Martin Johnson laughs off blocking claims
BOTH men have tried all week to stop this evening's Calcutta Cup match at Murrayfield turning from Scotland v England into Andy Robinson v Martin Johnson, but the sense of two adversaries pitting their wits against each other was unmistakable yesterday.
Scotland have twice in the past few days highlighted how important it is that the referee ensures the laws are adhered to this evening. First, Robinson pointed to England's habit of illegally blocking opponents from reaching the ball carrier, by using American football-style tactics.
Then his assistant coach Gregor Townsend said that he welcomed the fact that the match will be refereed by Marius Jonker, because the South African has a reputation for penalising teams who kill the game by slowing down ball.
England did not arrive in Scotland until yesterday afternoon – their stay is more like a raid, with the team returning to London immediately after today's match – but word of Scotland's concerns had reached their Surrey base in Bagshot by the time manager Johnson addressed the media in the morning.
Johnson, a former gridiron player and huge fan of the sport, laughed: "It is not a very good comparison. In American football you have a lead blocker and the ball-carrier follows directly behind him.
"All teams use decoy runners. We haven't been penalised for obstruction.
"Townsend talked about us lying on the ball but we only gave away one penalty at the breakdown against Ireland.
"We are the least penalised team in the championship. We only gave away six penalties against Ireland. If you are guilty of an offence the referee will penalise you for it.

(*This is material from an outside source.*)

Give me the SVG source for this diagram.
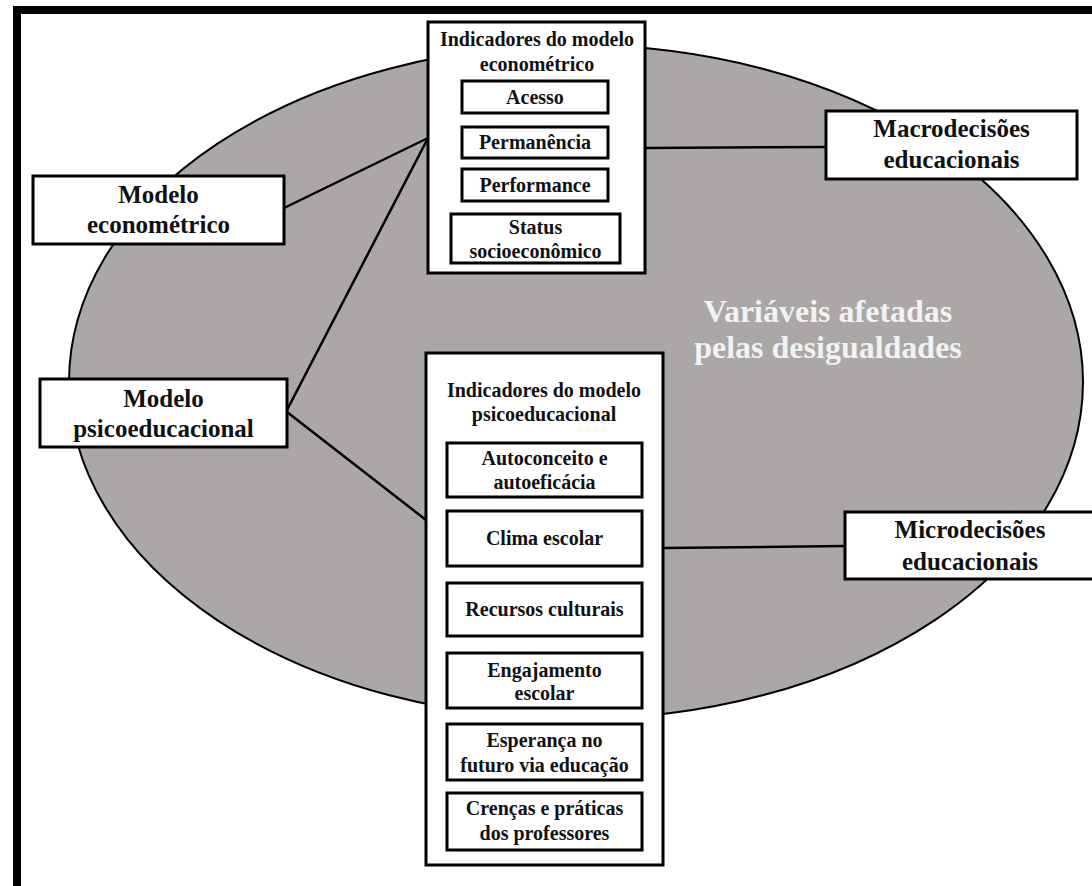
<svg xmlns="http://www.w3.org/2000/svg" width="1092" height="886" viewBox="0 0 1092 886">
<style>
.box{fill:#fff;stroke:#000;stroke-width:3}
.in{fill:#fff;stroke:#000;stroke-width:3}
.conn line{stroke:#000;stroke-width:2.5;stroke-linecap:round}
text{font-family:"Liberation Serif","Times New Roman",serif;font-weight:bold;fill:#111;text-anchor:middle}
.big{font-size:25px}
.ind{font-size:20px}
.item{font-size:20px}
.var{font-size:32px;fill:#f2f2f2}
</style>
<rect x="0" y="0" width="1092" height="886" fill="#fff"/>
<rect x="13" y="6" width="1079" height="8" fill="#000"/>
<rect x="13" y="6" width="8" height="880" fill="#000"/>
<ellipse id="ellipse" cx="576" cy="382" rx="507" ry="337" fill="#aaa7a6" stroke="#000" stroke-width="2"/>
<text class="var"><tspan x="828" y="322">Variáveis afetadas</tspan><tspan x="828" y="358">pelas desigualdades</tspan></text>
<g class="conn" id="connectors">
<line x1="284" y1="208" x2="428" y2="138"/>
<line x1="287" y1="410" x2="428" y2="138"/>
<line x1="287" y1="412" x2="426" y2="520"/>
<line x1="645" y1="148" x2="826" y2="147"/>
<line x1="663" y1="548" x2="845" y2="546"/>
</g>
<g id="econ-indicators">
<rect class="box" x="428" y="22" width="217" height="251"/>
<text class="ind"><tspan x="537" y="46">Indicadores do modelo</tspan><tspan x="537" y="71">econométrico</tspan></text>
<rect class="in" x="462" y="81" width="146" height="32"/>
<text class="item" x="535" y="104">Acesso</text>
<rect class="in" x="462" y="127" width="146" height="31"/>
<text class="item" x="535" y="149">Permanência</text>
<rect class="in" x="462" y="169" width="146" height="32"/>
<text class="item" x="535" y="192">Performance</text>
<rect class="in" x="451" y="214" width="169" height="49"/>
<text class="item"><tspan x="535.5" y="234">Status</tspan><tspan x="535.5" y="258">socioeconômico</tspan></text>
</g>
<g id="modelo-econometrico">
<rect class="box" x="33" y="176" width="251" height="68"/>
<text class="big"><tspan x="158.5" y="203">Modelo</tspan><tspan x="158.5" y="233">econométrico</tspan></text>
</g>
<g id="modelo-psicoeducacional">
<rect class="box" x="40" y="379" width="247" height="68"/>
<text class="big"><tspan x="163.5" y="407">Modelo</tspan><tspan x="163.5" y="437">psicoeducacional</tspan></text>
</g>
<g id="macrodecisoes">
<rect class="box" x="826" y="111" width="251" height="68"/>
<text class="big"><tspan x="951.5" y="137">Macrodecisões</tspan><tspan x="951.5" y="168">educacionais</tspan></text>
</g>
<g id="microdecisoes">
<rect class="box" x="845" y="512" width="251" height="67"/>
<text class="big"><tspan x="970" y="538">Microdecisões</tspan><tspan x="970" y="570">educacionais</tspan></text>
</g>
<g id="psico-indicators">
<rect class="box" x="426" y="353" width="237" height="512"/>
<text class="ind"><tspan x="544" y="397">Indicadores do modelo</tspan><tspan x="544" y="421">psicoeducacional</tspan></text>
<rect class="in" x="447" y="443" width="195" height="54"/>
<text class="item"><tspan x="544.5" y="465">Autoconceito e</tspan><tspan x="544.5" y="489">autoeficácia</tspan></text>
<rect class="in" x="447" y="511" width="195" height="55"/>
<text class="item" x="544.5" y="545">Clima escolar</text>
<rect class="in" x="447" y="583" width="195" height="53"/>
<text class="item" x="544.5" y="616">Recursos culturais</text>
<rect class="in" x="447" y="653" width="195" height="55"/>
<text class="item"><tspan x="544.5" y="677">Engajamento</tspan><tspan x="544.5" y="700">escolar</tspan></text>
<rect class="in" x="447" y="724" width="195" height="56"/>
<text class="item"><tspan x="544.5" y="747">Esperança no</tspan><tspan x="544.5" y="772">futuro via educação</tspan></text>
<rect class="in" x="447" y="793" width="195" height="57"/>
<text class="item"><tspan x="544.5" y="815">Crenças e práticas</tspan><tspan x="544.5" y="840">dos professores</tspan></text>
</g>
</svg>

"The referee didn't say anything to me so I don't think it is an issue."
England captain Steve Borthwick added: "No referee has spoken to me about it. We train within the laws of the game and we play within the laws of the game.
"Marius Jonker is the referee this weekend. He did the corresponding fixture at Twickenham last year and the game against Australia in the autumn. What matters is not Andy Robinson's opinion or my opinion but Marius Jonker's opinion."

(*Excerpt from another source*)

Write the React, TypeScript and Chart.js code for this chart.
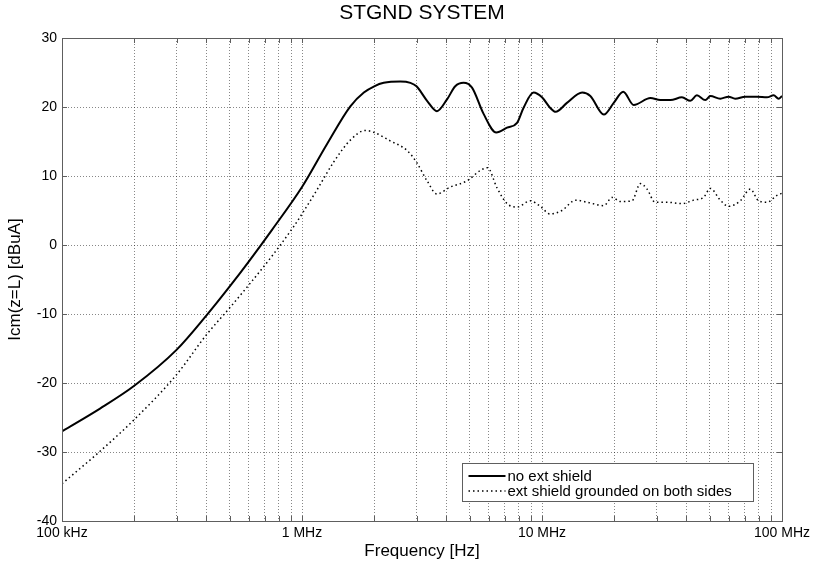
import React, { useEffect, useRef } from 'react';
import { Chart, registerables } from 'chart.js';

Chart.register(...registerables);

const TITLE = 'STGND SYSTEM';
const X_TITLE = 'Frequency [Hz]';
const Y_TITLE = 'Icm(z=L) [dBuA]';
const SERIES_LABELS = ['no ext shield', 'ext shield grounded on both sides'];

// Frequencies in MHz, values in dBuA
const solidFreqMHz = [0.1, 0.144, 0.2, 0.3, 0.4, 0.5, 0.6, 0.75, 1.0, 1.27, 1.59, 1.81, 2.0, 2.19, 2.57, 2.83, 3.0, 3.32, 3.65, 4.02, 4.35, 4.71, 5.11, 5.71, 6.45, 7.15, 7.87, 8.38, 9.22, 10, 10.8, 11.4, 12.7, 14.7, 15.9, 18.1, 19.9, 21.8, 24.1, 28.3, 31.1, 34.3, 38.3, 41.5, 44.2, 47.9, 50.3, 55.3, 59.9, 63.8, 70.3, 78.7, 86.6, 92.3, 96.8, 100];
const solidValues = [-27.0, -23.7, -20.4, -15.2, -10.2, -6.0, -2.4, 2.2, 8.4, 14.6, 20.1, 22.1, 23.0, 23.5, 23.7, 23.5, 23.0, 20.9, 19.4, 21.1, 23.0, 23.5, 22.8, 19.0, 16.3, 17.0, 17.7, 19.9, 22.1, 21.4, 19.9, 19.3, 20.6, 22.1, 21.6, 18.9, 20.6, 22.2, 20.3, 21.3, 21.0, 21.0, 21.4, 20.9, 21.7, 21.0, 21.6, 21.2, 21.5, 21.2, 21.5, 21.5, 21.4, 21.7, 21.2, 21.6];

const dottedFreqMHz = [0.1, 0.144, 0.2, 0.3, 0.4, 0.5, 0.6, 0.75, 0.92, 1.0, 1.155, 1.354, 1.59, 1.835, 2.0, 2.33, 2.74, 3.0, 3.32, 3.65, 4.15, 4.87, 5.53, 5.93, 6.49, 7.15, 7.87, 8.94, 9.84, 10.8, 12.1, 13.8, 15.4, 18.1, 19.6, 21.2, 23.7, 25.7, 27.4, 29.6, 33.2, 38.3, 42.8, 47.1, 50.3, 55.3, 59.9, 67, 73.8, 79.9, 86.6, 95.3, 100];
const dottedValues = [-34.6, -29.9, -25.3, -18.8, -13.0, -9.1, -5.8, -1.6, 2.6, 4.5, 8.0, 12.0, 15.2, 16.6, 16.3, 15.1, 13.7, 12.0, 9.3, 7.4, 8.4, 9.3, 10.8, 11.2, 8.3, 6.0, 5.5, 6.4, 5.6, 4.5, 5.0, 6.5, 6.2, 5.7, 6.9, 6.3, 6.4, 8.9, 8.1, 6.2, 6.2, 6.0, 6.5, 6.9, 8.2, 6.5, 5.6, 6.4, 8.1, 6.4, 6.2, 7.2, 7.5];

const xDecadeHz = [1e5, 1e6, 1e7, 1e8];
const xDecadeLabels = ['100 kHz', '1 MHz', '10 MHz', '100 MHz'];
const xMantissas = [1, 2, 3, 4, 5, 6, 7, 8, 9];
const yTicks = [-40, -30, -20, -10, 0, 10, 20, 30];

const FONT = '"Liberation Sans", Arial, Helvetica, sans-serif';
const FRAME = '#5e5e5e';
const GRID = 'rgba(0,0,0,0.47)';
const TICK_LEN = 5;

const xGridHz: number[] = [];
xDecadeHz.forEach((d, i) => {
  if (i === xDecadeHz.length - 1) {
    xGridHz.push(d);
  } else {
    xMantissas.forEach((m) => xGridHz.push(d * m));
  }
});

const framePlugin = {
  id: 'frameAndLegend',
  afterDraw(chart: any) {
    const { ctx, chartArea } = chart;
    const { left, right, top, bottom } = chartArea;
    const xs = chart.scales.x;
    const ys = chart.scales.y;
    ctx.save();
    ctx.setLineDash([]);
    ctx.strokeStyle = FRAME;
    ctx.lineWidth = 1;
    ctx.beginPath();
    xGridHz.forEach((v) => {
      const px = Math.round(xs.getPixelForValue(v)) + 0.5;
      ctx.moveTo(px, bottom);
      ctx.lineTo(px, bottom - TICK_LEN);
      ctx.moveTo(px, top);
      ctx.lineTo(px, top + TICK_LEN);
    });
    yTicks.forEach((v) => {
      const py = Math.round(ys.getPixelForValue(v)) + 0.5;
      ctx.moveTo(left, py);
      ctx.lineTo(left + TICK_LEN, py);
      ctx.moveTo(right, py);
      ctx.lineTo(right - TICK_LEN, py);
    });
    ctx.stroke();
    ctx.strokeRect(Math.round(left) + 0.5, Math.round(top) + 0.5, Math.round(right - left), Math.round(bottom - top));

    // Legend
    const bx = Math.round(right - 320) + 0.5;
    const by = Math.round(bottom - 58) + 0.5;
    const bw = 291;
    const bh = 38;
    ctx.fillStyle = '#ffffff';
    ctx.fillRect(bx, by, bw, bh);
    ctx.strokeStyle = FRAME;
    ctx.lineWidth = 1;
    ctx.strokeRect(bx, by, bw, bh);
    chart.data.datasets.forEach((ds: any, i: number) => {
      const cy = by + 12.5 + i * 15;
      ctx.strokeStyle = ds.borderColor;
      ctx.lineWidth = ds.borderWidth;
      ctx.setLineDash(ds.borderDash || []);
      ctx.beginPath();
      ctx.moveTo(bx + 6, cy);
      ctx.lineTo(bx + 43, cy);
      ctx.stroke();
      ctx.setLineDash([]);
      ctx.fillStyle = '#000';
      ctx.font = `15px ${FONT}`;
      ctx.textBaseline = 'middle';
      ctx.textAlign = 'left';
      ctx.fillText(ds.label, bx + 45, cy + 0.5);
    });
    ctx.restore();
  },
};

export default function App() {
  const ref = useRef<HTMLCanvasElement>(null);
  useEffect(() => {
    document.body.style.margin = '0';
    const canvas = ref.current;
    if (!canvas) return;
    const chart = new Chart(canvas, {
      type: 'line',
      data: {
        datasets: [
          {
            label: SERIES_LABELS[0],
            data: solidFreqMHz.map((f, i) => ({ x: f * 1e6, y: solidValues[i] })),
            borderColor: '#000000',
            borderWidth: 2,
            pointRadius: 0,
            cubicInterpolationMode: 'monotone',
            fill: false,
          },
          {
            label: SERIES_LABELS[1],
            data: dottedFreqMHz.map((f, i) => ({ x: f * 1e6, y: dottedValues[i] })),
            borderColor: '#000000',
            borderWidth: 1.5,
            borderDash: [1.5, 3],
            pointRadius: 0,
            cubicInterpolationMode: 'monotone',
            fill: false,
          },
        ],
      },
      options: {
        responsive: false,
        animation: false,
        devicePixelRatio: 1,
        layout: { padding: { left: 0, right: 32, top: 0, bottom: 0 } },
        plugins: {
          legend: { display: false },
          tooltip: { enabled: false },
          title: {
            display: true,
            fullSize: false,
            text: TITLE,
            color: '#000',
            font: { family: FONT, size: 21, weight: 'normal', lineHeight: 1.2 },
            padding: { top: 0.5, bottom: 12.3 },
          },
        },
        scales: {
          x: {
            type: 'logarithmic',
            min: 1e5,
            max: 1e8,
            afterBuildTicks: (s: any) => {
              s.ticks = xGridHz.map((v) => ({ value: v }));
            },
            afterFit: (s: any) => {
              s.height = 46;
              s.paddingLeft = 0;
              s.paddingRight = 0;
            },
            ticks: {
              autoSkip: false,
              maxRotation: 0,
              minRotation: 0,
              padding: 4,
              color: '#000',
              font: { family: FONT, size: 14 },
              callback: (v: any) => {
                const i = xDecadeHz.indexOf(Number(v));
                return i >= 0 ? xDecadeLabels[i] : '';
              },
            },
            grid: { color: GRID, lineWidth: 1, drawTicks: false },
            border: { display: false, dash: [1, 2] },
            title: {
              display: true,
              text: X_TITLE,
              color: '#000',
              font: { family: FONT, size: 17, lineHeight: 1.2 },
              padding: { top: 0, bottom: 5 },
            },
          },
          y: {
            type: 'linear',
            min: -40,
            max: 30,
            afterBuildTicks: (s: any) => {
              s.ticks = yTicks.map((v) => ({ value: v }));
            },
            afterFit: (s: any) => {
              s.width = 62;
              s.paddingTop = 0;
              s.paddingBottom = 0;
            },
            ticks: {
              padding: 5,
              color: '#000',
              font: { family: FONT, size: 14 },
            },
            grid: { color: GRID, lineWidth: 1, drawTicks: false },
            border: { display: false, dash: [1, 2] },
            title: {
              display: true,
              text: Y_TITLE,
              color: '#000',
              font: { family: FONT, size: 17, lineHeight: 1.2 },
              padding: { top: 5, bottom: 0 },
            },
          },
        },
      } as any,
      plugins: [framePlugin],
    });
    return () => chart.destroy();
  }, []);
  return <canvas ref={ref} width={814} height={567} style={{ display: 'block' }} />;
}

Robinson's England record adds extra spice to the occasion. He played in the 12-12 draw at Murrayfield in 1989 and then coached England to defeat in 2006. Meanwhile, Johnson never lost to Scotland in 11 years as a player and he oversaw last year's victory at Twickenham.
The two men worked closely, as captain and forwards coach, for England in the build-up to the 2003 World Cup triumph and on the 2001 Lions tour.
Robinson was hardly full of praise for Johnson's management credentials earlier this week, claiming he has a good understanding of the game "from the second row position".
He also assessed Johnson's playing skills with the verdict: "He wasn't the best in any aspect of the game for a second row but he'd always look to improve."
But Johnson has not responded in kind, choosing only to say: "It is not about me and Andy, it is England against Scotland.
"I had four years of being coached by Andy with England. There were lots of good times and some disappointing losses but they were happy days. He is as passionate a rugby man as you will find and good luck to him."
The England manager was more forthcoming on the game itself, explaining that he expects England to have a torrid time in today's fixture regardless of Scotland's recent record, with Robinson's team determined not to see their losing run in the 2010 RBS Six Nations Championship extend to four games following defeats to France, Wales and Italy.
"When you are in that position you will come out with ferocity but I think they will have done that anyway," said Johnson. "They haven't won a game, they are desperate to win. There will be that tension and ferocity around.
"They want to come off to cheers and a big win against England and their first win of the championship.
"We want to keep the crowd quiet and get our third win. That is the battle. A lot of rugby is about energy, urgency, passion and emotion and we can't come second in that area. Then it comes down to execution and tactical thinking.
"That is the challenge whenever you go away from home, wherever it is.
"In the Six Nations all these games have their own history and the countries have their own history, which makes it fun."